A fight over several key county appointments yesterday ended the first attempt by the new chairman of the all-Democratic County Council to ease hostilities with the Republican county executive, Lawrence J. Hogan.

Hogan withdrew the names of two nominees to the Washington Suburban Sanitary Commission after council members made it clear they would reject his preferred nominee. Later in the day, the council rejected another Hogan nominee, this one to the Maryland-National Capital Park and Planning Commission.

Council Chairman Gerard McDonough, a seven-year council veteran and a past leader of council opposition to Hogan, helped arrange the appointments with Hogan. He chastised the council for refusing to cooperate with the county executive.

"The executive has made a good faith effort to initiate an era of cooperation with the council," said McDonough. "I don't see that good faith effort on the council's part."

Despite McDonough's urgings, the council voted 7 to 4 to reject the nomination of Larry F. Hoffman to the park and planning commission. Hoffman, an insurance broker and a member of the Prince George's County Republican Central Committee, was slated to replace University of Maryland Professor John Churchill, another Republican, whose term had expired. Under the county charter, Churchill will serve until replaced.

Lawrence Hogan Jr., Hogan's son and appointments aide, said that he, and not the county executive, decided to withdraw both names yesterday upon the request of one nominee, Lanham attorney Dale L. Jernberg, former president of the National Bank of Washington.

Jernberg, a Republican, had been selected by Hogan to replace Democrat Johanna Norris on the WSSC, but he asked that his name be removed after learning that a majority of the council opposed his appointment. Hogan also withdrew the name of the other nominee, Democrat Andrew Vislosky, a WSSC commissioner whose term expired three years ago, although he has continued to serve. Hogan nominated the pair last month, ending a three-year effort to replace Vislosky with a Republican.

He agreed to renominate Vislosky in an effort to persuade the council to replace Norris with a Republican.

The council's refusal to confirm the nominees will erode the already strained relations between the executive and council, predicted Hogan Jr. "You can't have cooperation when it's only on one side," he said.

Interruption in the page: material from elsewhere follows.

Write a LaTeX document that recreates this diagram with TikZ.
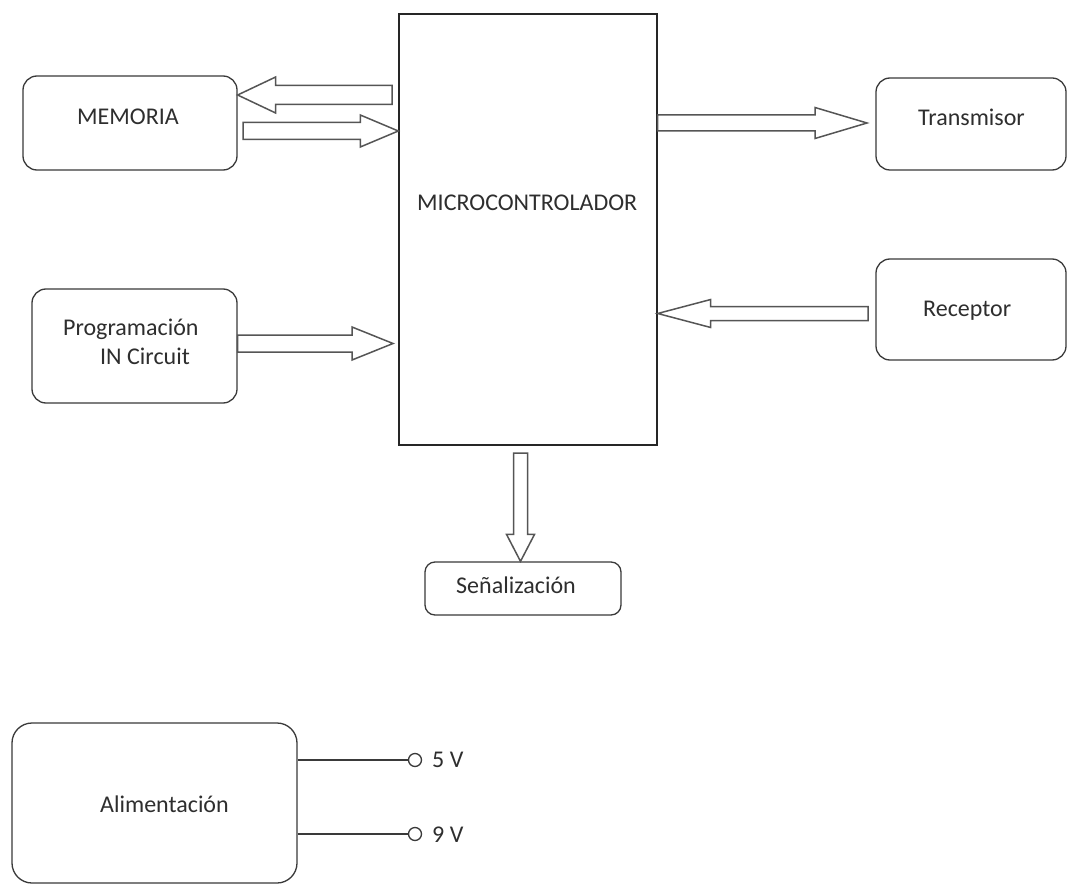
\documentclass[tikz,border=0pt]{standalone}
\usepackage{fontspec}
\setmainfont{Carlito}
\usetikzlibrary{calc}

\definecolor{ink}{HTML}{2E2E2E}
\definecolor{edge}{HTML}{3A3A3A}
\definecolor{arrowgray}{HTML}{555555}

\tikzset{
  box/.style={draw=edge, line width=1.3pt, rounded corners=14pt, inner sep=0pt},
  mcubox/.style={draw=black!85, line width=1.4pt, inner sep=0pt},
  txt/.style={inner sep=0pt, anchor=base west, text=ink, font=\fontsize{24}{28}\selectfont},
  blockarrow/.style={draw=arrowgray, line width=1.5pt, line join=miter, fill=white},
  terminal/.style={draw=edge, line width=1.3pt, circle, minimum size=13pt, inner sep=0pt},
  wire/.style={draw=edge, line width=1.2pt}
}

% hollow block arrow: tail, tip, body half width, head half width, head length
\newcommand\blockarrow[5]{%
  \coordinate (ba-h) at ($(#2)!#5!(#1)$);
  \draw[blockarrow]
    ($(#1)!#3!90:(#2)$) -- ($(ba-h)!#3!90:(#2)$) -- ($(ba-h)!#4!90:(#2)$) --
    (#2) --
    ($(ba-h)!#4!-90:(#2)$) -- ($(ba-h)!#3!-90:(#2)$) -- ($(#1)!#3!-90:(#2)$) -- cycle;
}

\begin{document}
\begin{tikzpicture}[x=1pt, y=-1pt]
  \useasboundingbox (0,0) rectangle (1067,885);
  \fill[white] (0,0) rectangle (1067,885);

  % blocks
  \node[mcubox, minimum width=258pt, minimum height=431pt] (mcu) at (528,229.5) {};
  \node[box, minimum width=214pt, minimum height=94pt]  (mem)  at (130,123) {};
  \node[box, minimum width=190pt, minimum height=92pt]  (tx)   at (971,124) {};
  \node[box, minimum width=190pt, minimum height=101pt] (rx)   at (971,309.5) {};
  \node[box, minimum width=205pt, minimum height=114pt] (prog) at (134.5,346) {};
  \node[box, minimum width=196pt, minimum height=53pt, rounded corners=10pt] (sig) at (523,588.5) {};
  \node[box, minimum width=285pt, minimum height=160pt, rounded corners=20pt] (pwr) at (154.5,803) {};

  % block titles
  \node[txt] (mcu-t)  at (417,211) {MICROCONTROLADOR};
  \node[txt] (mem-t)  at (77,125)  {MEMORIA};
  \node[txt] (tx-t)   at (918,126) {Transmisor};
  \node[txt] (rx-t)   at (923,316) {Receptor};
  \node[txt] (prog-t) at (63,335)  {Programación};
  \node[txt] (prog-u) at (100,364) {IN Circuit};
  \node[txt] (sig-t)  at (456,593) {Señalización};
  \node[txt] (pwr-t)  at (100,812) {Alimentación};

  % data paths
  \coordinate (m2mem-s) at (392,95);
  \coordinate (m2mem-e) at (mem.east |- 0,95);
  \blockarrow{m2mem-s}{m2mem-e}{9.5pt}{18pt}{38pt}

  \coordinate (mem2m-s) at (243,131);
  \coordinate (mem2m-e) at (mcu.west |- 0,131);
  \blockarrow{mem2m-s}{mem2m-e}{8.5pt}{16pt}{38pt}

  \coordinate (m2tx-s) at (mcu.east |- 0,123);
  \coordinate (m2tx-e) at (867,123);
  \blockarrow{m2tx-s}{m2tx-e}{8pt}{15.5pt}{52pt}

  \coordinate (rx2m-s) at (868,313.5);
  \coordinate (rx2m-e) at (mcu.east |- 0,313.5);
  \blockarrow{rx2m-s}{rx2m-e}{7pt}{14pt}{53pt}

  \coordinate (prog2m-s) at (prog.east |- 0,343.5);
  \coordinate (prog2m-e) at (393,343.5);
  \blockarrow{prog2m-s}{prog2m-e}{8.5pt}{16.5pt}{41pt}

  \coordinate (m2sig-s) at (520.5,453);
  \coordinate (m2sig-e) at (sig.north -| 520.5,0);
  \blockarrow{m2sig-s}{m2sig-e}{7pt}{14pt}{27pt}

  % supply outputs
  \node[terminal] (v5) at (415,760) {};
  \node[terminal] (v9) at (415,834) {};
  \draw[wire] (pwr.east |- v5) -- (v5.west);
  \draw[wire] (pwr.east |- v9) -- (v9.west);
  \node[txt] (v5-t) at (432,767) {5 V};
  \node[txt] (v9-t) at (432,842) {9 V};
\end{tikzpicture}
\end{document}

Hogan's withdrawal of the names and the council's rejection of Hoffman reflected McDonough's failure to win council support in his first test of leadership as chairman of the 11-member council. Several council members and state legislators had opposed the efforts to replace Democat Norris, and there were threats by Democratic Sens. Edward Conroy and Michael Donovan to try to end the council's power to appoint WSSC members.

McDonough was unable to persuade them that cooperation with Hogan was worth the price of removing Norris.

McDonough attributed his defeat to his decision to bargain for the appointments openly.